Federalist 52 is about the structure of the House. It defends the requirements for Members as appropriate for the functions of the People’s Chamber.

Read more about Federalist 52 and how the qualifications are suitable for the powers of the House of Representatives.

Eligibility According to Federalist 52

Now, let’s turn to the specific branches of government and their components to get a fuller picture of how the system of checks and balances was designed to function. The House of Representatives is the lower house of the national legislature, with members apportioned within each state by population—the higher the state’s population, the more representatives it has.

There are few eligibility requirements for election to the House, described in Federalist 52. A member merely needs to:

  • Be age 25 or older
  • Be a resident of the state they represent
  • Have been a citizen for at least seven years prior to their election
  • Hold no other office during their tenure in the chamber

Beyond these requirements, anyone is eligible to run and serve (although the powers of the House of Representatives includes the right to expel members by a two-thirds vote). 

Because membership was to be determined by population, the larger states would naturally hold sway in the House. That power of the House of Representatives would be checked, however, by the Senate, where the smaller states would dominate. This balance was important according to Federalist 52. The House would tend to have the upper hand, however, because the Constitution mandated that all revenue bills originate from the lower chamber. This gave the House the decisive power of the purse.

Although candidacy for election to the House was open to almost anyone, being a US Representative was still an important public position that ought to be taken seriously. Given the diversity of laws throughout the Union, members of the House needed to be well-acquainted with the laws not only of their own states, but with those of all the other states as well according to Federalist 52. After all, they would be drafting and voting on legislation that would affect the whole Union—and should therefore understand how a piece of legislation might have disparate impacts on the different states.

Representatives should also be versed in foreign affairs and diplomacy. Although the House was not the chamber that would vote on treaties or confirm ambassadors (those functions belonged to the Senate, which we’ll explore later in the chapter), they might nevertheless have to consider passing domestic legislation that resulted from the United States’ relations with other countries.

The People’s Chamber

The House was to be directly elected by the voters of the state, with voters meeting the same eligibility requirements that they did for state legislative elections. It also represented the people, not the states. Federalist 52 points to this as an important feature. Thus, the House was the body of government most directly connected to the sentiments of the people.

Members were to be elected every two years, a shorter term than other federal offices:

  • The president’s term was for four years
  • Senators were to serve for six years
  • Federal judges (including justices of the Supreme Court) would serve for life, provided they maintained good behavior on the bench

By having to run for reelection every two years, members of the House would maintain closer relations with the people they represented. Voters would have frequent opportunity to replace those representatives who failed to acquit themselves well or who had proven themselves to be threats to liberty.

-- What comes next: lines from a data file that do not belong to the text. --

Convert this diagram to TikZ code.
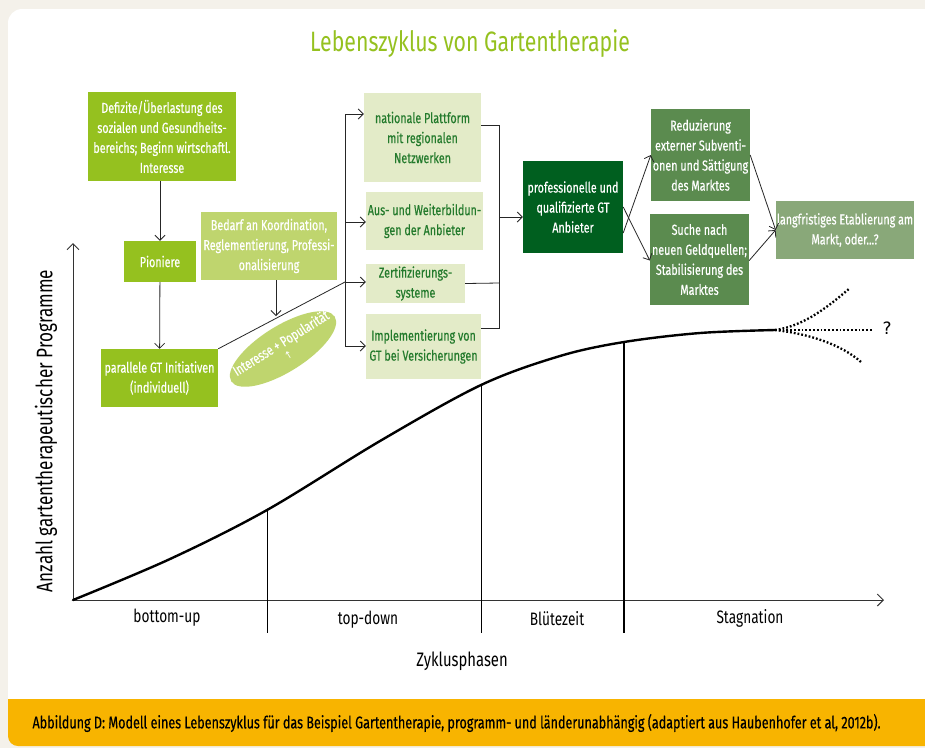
\documentclass[tikz,border=0pt]{standalone}
\usepackage{fontspec}
\setmainfont{Fira Sans}[FakeStretch=0.76]
\newfontfamily\boxfont{Fira Sans}[FakeStretch=0.74, FakeBold=0.4]
\newfontfamily\qfont{DejaVu Sans}
\usetikzlibrary{arrows.meta,calc,shapes.geometric}
\definecolor{bggray}{HTML}{F4F1EA}
\definecolor{lime}{HTML}{95C11F}
\definecolor{limelight}{HTML}{BFD56E}
\definecolor{pale}{HTML}{E3EBC8}
\definecolor{txtgreen}{HTML}{237A2C}
\definecolor{darkgreen}{HTML}{005F1F}
\definecolor{midgreen}{HTML}{5B8B4F}
\definecolor{softgreen}{HTML}{89A879}
\definecolor{capbar}{HTML}{F8B400}
\tikzset{
  box/.style={rectangle, inner sep=1pt, align=center, font=\boxfont\fontsize{14.5}{20}\selectfont},
  limebox/.style={box, fill=lime, text=white},
  lightbox/.style={box, fill=limelight, text=white},
  palebox/.style={box, fill=pale, text=txtgreen},
  darkbox/.style={box, fill=darkgreen, text=white},
  midbox/.style={box, fill=midgreen, text=white},
  softbox/.style={box, fill=softgreen, text=white},
  conn/.style={line width=0.8pt, draw=black!85},
  arr/.style={conn, -{Straight Barb[length=5pt,width=10pt]}},
  axis/.style={line width=1pt, draw=black!80, -{Straight Barb[length=6pt,width=12pt]}},
  phase/.style={font=\fontsize{18}{20}\selectfont},
}
\begin{document}
\begin{tikzpicture}[x=1pt,y=-1pt]
\useasboundingbox (0,0) rectangle (925,748);
\fill[bggray] (0,0) rectangle (925,748);
\fill[white, rounded corners=14pt] (8,9) rectangle (940,720);
\fill[capbar, rounded corners=10pt] (8,699) rectangle (940,746);
\fill[capbar] (8,699) rectangle (30,712);

% title
\node[text=lime, font=\fontsize{28}{30}\selectfont] (title) at (470,44) {Lebenszyklus von Gartentherapie};

% axes
\coordinate (o) at (73,600);
\coordinate (ytop) at (73,243);
\coordinate (xend) at (884,600);
\draw[axis] (o) -- (ytop);
\draw[axis] (o) -- (xend);
\node[rotate=90, font=\fontsize{22.5}{24}\selectfont] (ylab) at (46,431) {Anzahl gartentherapeutischer Programme};

% curve
\draw[line width=2.4pt, line cap=round] plot[smooth, tension=0.55] coordinates {(73,600) (170,559) (267,510) (380,441) (481,385) (560,356) (624,342) (700,333) (775,330)};
\coordinate (fan) at (775,330);
\coordinate (fanup) at (850,288);
\coordinate (fanmid) at (873,330);
\coordinate (fandown) at (861,362);
\draw[line width=2.3pt, dash pattern=on 1.8pt off 2pt] (fan) .. controls (805,326) and (830,305) .. (fanup);
\draw[line width=2.3pt, dash pattern=on 1.8pt off 2pt] (fan) -- (fanmid);
\draw[line width=2.3pt, dash pattern=on 1.8pt off 2pt] (fan) .. controls (810,334) and (842,345) .. (fandown);
\node[font=\qfont\fontsize{17}{19}\selectfont] (q) at (887,328) {?};

% phase dividers
\coordinate (d1t) at (267,510); \coordinate (d1b) at (267,633);
\coordinate (d2t) at (481,385); \coordinate (d2b) at (481,633);
\coordinate (d3t) at (624,342); \coordinate (d3b) at (624,633);
\draw[line width=0.9pt] (d1t) -- (d1b);
\draw[line width=0.9pt] (d2t) -- (d2b);
\draw[line width=1.5pt] (d3t) -- (d3b);
\node[phase] (p1) at (167,618) {bottom-up};
\node[phase] (p2) at (368,620) {top-down};
\node[phase] (p3) at (557,619) {Blütezeit};
\node[phase] (p4) at (750,618) {Stagnation};
\node[font=\fontsize{19.5}{21}\selectfont] (zyk) at (462,661) {Zyklusphasen};

% left boxes
\node[limebox, minimum width=148pt, minimum height=89pt] (def) at (162,136.5) {Defizite/Überlastung des\\sozialen und Gesundheits-\\bereichs; Beginn wirtschaftl.\\Interesse};
\node[limebox, minimum width=72pt, minimum height=41pt] (pion) at (160,261.5) {Pioniere};
\node[limebox, minimum width=117pt, minimum height=58pt] (para) at (159.5,378) {parallele GT Initiativen\\(individuell)};
\node[lightbox, minimum width=136pt, minimum height=68pt] (bedarf) at (269,246) {Bedarf an Koordination,\\Reglementierung, Professi-\\onalisierung};
\node[ellipse, fill=limelight, minimum width=122pt, minimum height=46pt, inner sep=0pt, rotate=32] (ell) at (283,349) {};
\node[rotate=32, text=white, align=center, inner sep=0pt, font=\boxfont\fontsize{14.5}{14}\selectfont] (elltxt) at ([xshift=1pt,yshift=1pt]ell.center) {Interesse + Popularität\\[-1pt]{\qfont\fontsize{10}{10}\selectfont ↑}};

\draw[arr] (def.south -| pion.north) -- (pion.north);
\draw[arr] (pion) -- (para);
\coordinate (bs) at (276,280);
\coordinate (be) at (276,316);
\draw[arr] (bs) -- (be);

% middle boxes
\node[palebox, minimum width=117pt, minimum height=89pt] (nat) at (422.5,137.5) {nationale Plattform\\mit regionalen\\Netzwerken};
\node[palebox, minimum width=117pt, minimum height=58pt] (aus) at (424.5,221) {Aus- und Weiterbildun-\\gen der Anbieter};
\node[palebox, minimum width=99pt, minimum height=39pt] (zert) at (415.5,283.5) {Zertifizierungs-\\systeme};
\node[palebox, minimum width=115pt, minimum height=65pt] (impl) at (423.5,346.5) {Implementierung von\\GT bei Versicherungen};

\coordinate (b1) at (345,114);
\coordinate (b2) at (345,222);
\coordinate (b3) at (345,282);
\coordinate (b4) at (345,346);
\draw[conn] (para.north east) -- (b3);
\draw[conn] (b1) -- (b4);
\draw[arr] (b1) -- (b1 -| nat.west);
\draw[arr] (b2) -- (b2 -| aus.west);
\draw[arr] (b3) -- (b3 -| zert.west);
\draw[arr] (b4) -- (b4 -| impl.west);

% right bracket
\coordinate (r1) at (499,125);
\coordinate (r3) at (499,283);
\coordinate (r4) at (499,328);
\coordinate (rm) at (499,217);
\draw[conn] (r1 -| nat.east) -- (r1) -- (r4) -- (r4 -| impl.east);
\draw[conn] (zert.east) -- (r3);

% right boxes
\node[darkbox, minimum width=100pt, minimum height=92pt] (pro) at (573,207) {professionelle und\\qualifizierte GT\\Anbieter};
\node[midbox, minimum width=99pt, minimum height=92pt] (red) at (700.5,155) {Reduzierung\\externer Subventi-\\onen und Sättigung\\des Marktes};
\node[midbox, minimum width=99pt, minimum height=91pt] (such) at (699.5,259.5) {Suche nach\\neuen Geldquellen;\\Stabilisierung des\\Marktes};
\node[softbox, minimum width=138pt, minimum height=58pt] (lang) at (845,230) {langfristiges Etablierung am\\Markt, oder...?};

\draw[arr] (rm) -- (rm -| pro.west);
\draw[arr] ([yshift=-26pt]pro.east) -- (red.west);
\draw[arr] (pro.east) -- ([yshift=-1pt]such.west);
\draw[arr] (red.east) -- (lang.west);
\draw[arr] ([yshift=-1pt]such.west -| such.east) -- (lang.west);

% caption
\node[anchor=west, font=\boxfont\fontsize{17}{19}\selectfont, text=black] (cap) at (29,723) {Abbildung D: Modell eines Lebenszyklus für das Beispiel Gartentherapie, programm- und länderunabhängig (adaptiert aus Haubenhofer et al, 2012b).};
\end{tikzpicture}
\end{document}
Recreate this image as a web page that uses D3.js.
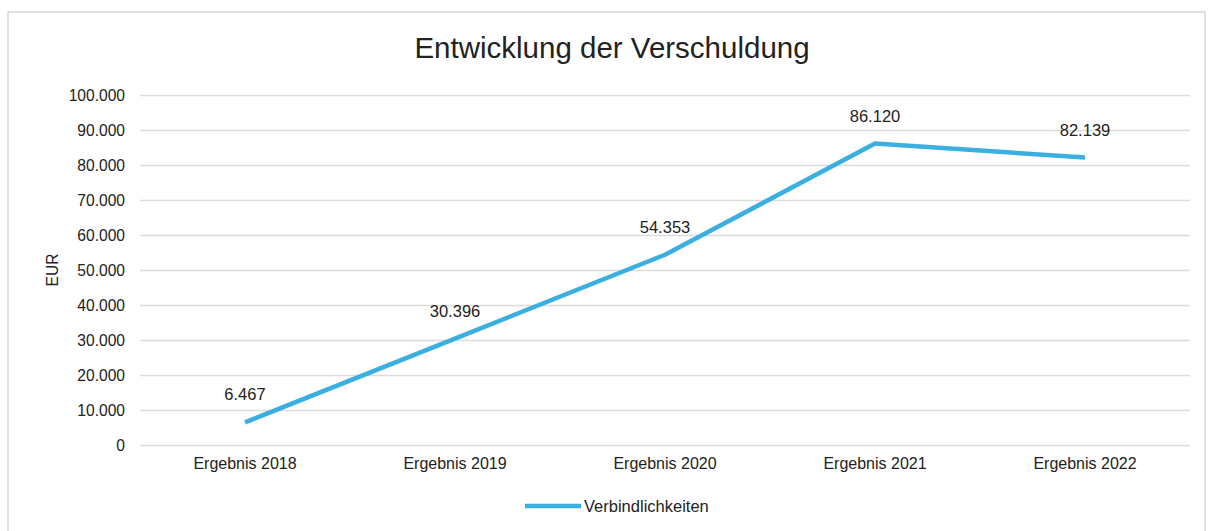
<!DOCTYPE html>
<html><head><meta charset="utf-8">
<script src="https://cdn.jsdelivr.net/npm/d3@7"></script>
<style>body{margin:0;background:#fff;font-family:"Liberation Sans",Arial,sans-serif;}</style>
</head><body><svg id="c" width="1215" height="531"></svg>
<script>
const categories = ["Ergebnis 2018","Ergebnis 2019","Ergebnis 2020","Ergebnis 2021","Ergebnis 2022"];
const values = [6467, 30396, 54353, 86120, 82139];
const valueLabels = ["6.467","30.396","54.353","86.120","82.139"];
const yTicks = [0,10000,20000,30000,40000,50000,60000,70000,80000,90000,100000];
const seriesName = "Verbindlichkeiten";
const title = "Entwicklung der Verschuldung";
const yTitle = "EUR";

const svg = d3.select("#c");
const m = {left:140, right:1190, top:95, bottom:445};
svg.append("rect").attr("x",8).attr("y",12).attr("width",1197).attr("height",530)
  .attr("fill","none").attr("stroke","#d6d6d6").attr("stroke-width",1.5);

const x = d3.scaleBand().domain(categories).range([m.left,m.right]);
const y = d3.scaleLinear().domain([0,100000]).range([m.bottom,m.top]);
const fmt = v => d3.format(",")(v).replace(/,/g,".");
const FF = "Liberation Sans, Arial, sans-serif";

svg.append("text").attr("x",612).attr("y",58).attr("text-anchor","middle")
  .attr("font-size",29.5).attr("fill","#222").text(title);

const ya = svg.append("g").attr("transform",`translate(${m.left},0)`)
  .call(d3.axisLeft(y).tickValues(yTicks).tickFormat(fmt).tickSize(-(m.right-m.left)).tickPadding(15));
ya.select(".domain").remove();
ya.selectAll("line").attr("stroke","#dcdcdc").attr("stroke-width",1.3);
ya.selectAll("text").attr("font-size",15.6).attr("fill","#222").attr("font-family",FF);

const xa = svg.append("g").attr("transform",`translate(0,${m.bottom})`)
  .call(d3.axisBottom(x).tickSize(0).tickPadding(13));
xa.select(".domain").remove();
xa.selectAll("text").attr("font-size",16).attr("fill","#222").attr("font-family",FF);

svg.append("text").attr("transform","translate(58,270) rotate(-90)").attr("text-anchor","middle")
  .attr("font-size",15.6).attr("fill","#222").text(yTitle);

const cx = d => x(d) + x.bandwidth()/2;
const line = d3.line().x((d,i)=>cx(categories[i])).y(d=>y(d));
svg.append("path").datum(values).attr("d",line).attr("fill","none")
  .attr("stroke","#3aafe0").attr("stroke-width",4.5).attr("stroke-linejoin","round");

svg.selectAll(".lbl").data(values).enter().append("text")
  .attr("x",(d,i)=>cx(categories[i])).attr("y",d=>y(d)-22)
  .attr("text-anchor","middle").attr("font-size",16.5).attr("fill","#222")
  .text((d,i)=>valueLabels[i]);

svg.append("line").attr("x1",525).attr("x2",581).attr("y1",506).attr("y2",506)
  .attr("stroke","#3aafe0").attr("stroke-width",4.5);
svg.append("text").attr("x",584).attr("y",511.5).attr("font-size",16.5).attr("fill","#222").text(seriesName);
</script></body></html>
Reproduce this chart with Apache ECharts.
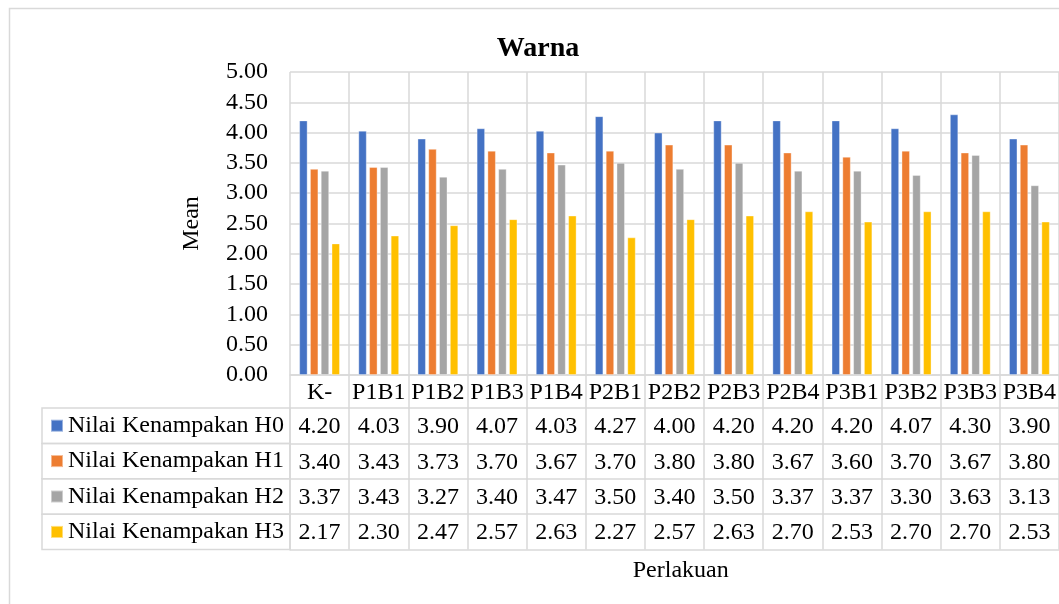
<!DOCTYPE html>
<html>
<head>
<meta charset="utf-8">
<script src="https://cdn.jsdelivr.net/npm/echarts@6/dist/echarts.min.js"></script>
<style>html,body{margin:0;padding:0;background:#fff;}#c{width:1059px;height:604px;}</style>
</head>
<body>
<div id="c"></div>
<script>
var categories = ['K-','P1B1','P1B2','P1B3','P1B4','P2B1','P2B2','P2B3','P2B4','P3B1','P3B2','P3B3','P3B4'];
var seriesNames = ['Nilai Kenampakan H0','Nilai Kenampakan H1','Nilai Kenampakan H2','Nilai Kenampakan H3'];
var h0 = [4.20,4.03,3.90,4.07,4.03,4.27,4.00,4.20,4.20,4.20,4.07,4.30,3.90];
var h1 = [3.40,3.43,3.73,3.70,3.67,3.70,3.80,3.80,3.67,3.60,3.70,3.67,3.80];
var h2 = [3.37,3.43,3.27,3.40,3.47,3.50,3.40,3.50,3.37,3.37,3.30,3.63,3.13];
var h3 = [2.17,2.30,2.47,2.57,2.63,2.27,2.57,2.63,2.70,2.53,2.70,2.70,2.53];
var colors = ['#4472C4','#ED7D31','#A5A5A5','#FFC000'];

var FONT = 'Liberation Serif';
var GRID_LEFT = 290, GRID_TOP = 72, GRID_W = 773.5, GRID_H = 303;
var HEADER_H = 33, ROW_H = 35.4;
var LINE = '#d9d9d9';
var allData = [h0,h1,h2,h3];

var xAxes = [{
  type:'category', data:categories, position:'bottom', gridIndex:0,
  axisLine:{show:true, lineStyle:{color:LINE, width:1.5}},
  axisTick:{show:true, length:HEADER_H, interval:0, lineStyle:{color:LINE, width:1.5}},
  axisLabel:{interval:0, margin:6, fontSize:24, fontFamily:FONT, color:'#000'},
  splitLine:{show:true, interval:0, lineStyle:{color:LINE, width:1.5}}
}];
allData.forEach(function(arr, k){
  xAxes.push({
    type:'category', data:arr.map(function(v){return v.toFixed(2);}), position:'bottom', gridIndex:0,
    offset: HEADER_H + ROW_H*k,
    axisLine:{show:true, lineStyle:{color:LINE, width:1.5}},
    axisTick:{show:true, length:ROW_H, interval:0, lineStyle:{color:LINE, width:1.5}},
    axisLabel:{interval:0, margin:7, fontSize:24, fontFamily:FONT, color:'#000'},
    splitLine:{show:false}
  });
});
xAxes.push({
  type:'category', data:categories, position:'bottom', gridIndex:0,
  offset: HEADER_H + ROW_H*4,
  axisLine:{show:true, lineStyle:{color:LINE, width:1.5}},
  axisTick:{show:false}, axisLabel:{show:false}, splitLine:{show:false}
});

var graphics = [{
  type:'rect', shape:{x:9.5, y:8.5, width:1100, height:700},
  style:{fill:'none', stroke:LINE, lineWidth:1.5}, silent:true
}];
for (var k=0;k<4;k++){
  graphics.push({
    type:'rect', shape:{x:42, y:GRID_TOP+GRID_H+HEADER_H+ROW_H*k, width:GRID_LEFT-42, height:ROW_H},
    style:{fill:'none', stroke:LINE, lineWidth:1.5}, silent:true
  });
}

var option = {
  animation:false,
  color:colors,
  title:[
    {text:'Warna', left:533, top:30, textAlign:'center', textStyle:{fontFamily:FONT, fontSize:28, fontWeight:'bold', color:'#000'}},
    {text:'Perlakuan', left:GRID_LEFT+GRID_W/2 - 1, top:554, textAlign:'center', textStyle:{fontFamily:FONT, fontSize:24, fontWeight:'normal', color:'#000'}}
  ],
  legend:{
    orient:'vertical', left:50, top:GRID_TOP+GRID_H+HEADER_H, itemGap:0, padding:0,
    itemWidth:12, itemHeight:12, icon:'rect', selectedMode:false,
    data:seriesNames,
    textStyle:{fontFamily:FONT, fontSize:24, color:'#000', lineHeight:ROW_H}
  },
  grid:{left:GRID_LEFT, top:GRID_TOP, width:GRID_W, height:GRID_H, containLabel:false},
  xAxis:xAxes,
  yAxis:{
    type:'value', min:0, max:5, interval:0.5,
    name:'Mean', nameLocation:'middle', nameGap:86, nameRotate:90,
    nameTextStyle:{fontFamily:FONT, fontSize:24, color:'#000'},
    axisLine:{show:false}, axisTick:{show:false},
    axisLabel:{margin:22, fontSize:24, fontFamily:FONT, color:'#000', formatter:function(v){return v.toFixed(2);}},
    splitLine:{show:true, lineStyle:{color:LINE, width:1.5}}
  },
  graphic:graphics,
  series: allData.map(function(arr, i){
    return {
      name:seriesNames[i], type:'bar', xAxisIndex:0, data:arr,
      barWidth:8.3, barGap:'30%',
      itemStyle:{color:colors[i], borderColor:'rgba(255,255,255,0.45)', borderWidth:0.8}
    };
  })
};
var chart = echarts.init(document.getElementById('c'), null, {renderer:'canvas'});
chart.setOption(option);
</script>
</body>
</html>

Moreover, the regular, frequent, and fixed time of election would make it difficult for any single faction to gain a foothold in the House for any considerable period of time. Every two years, the entire membership of the lower house could be replaced. Representatives, understanding these political realities, would behave accordingly.

Historical experience had shown that there was no danger in having such a short term of office. In the various state legislatures, members of the lower houses served terms that ranged from between six months to seven years. All of these governments had been broadly successful at maintaining republican liberties. Two-year terms were therefore perfectly compatible with longstanding norms of American governance.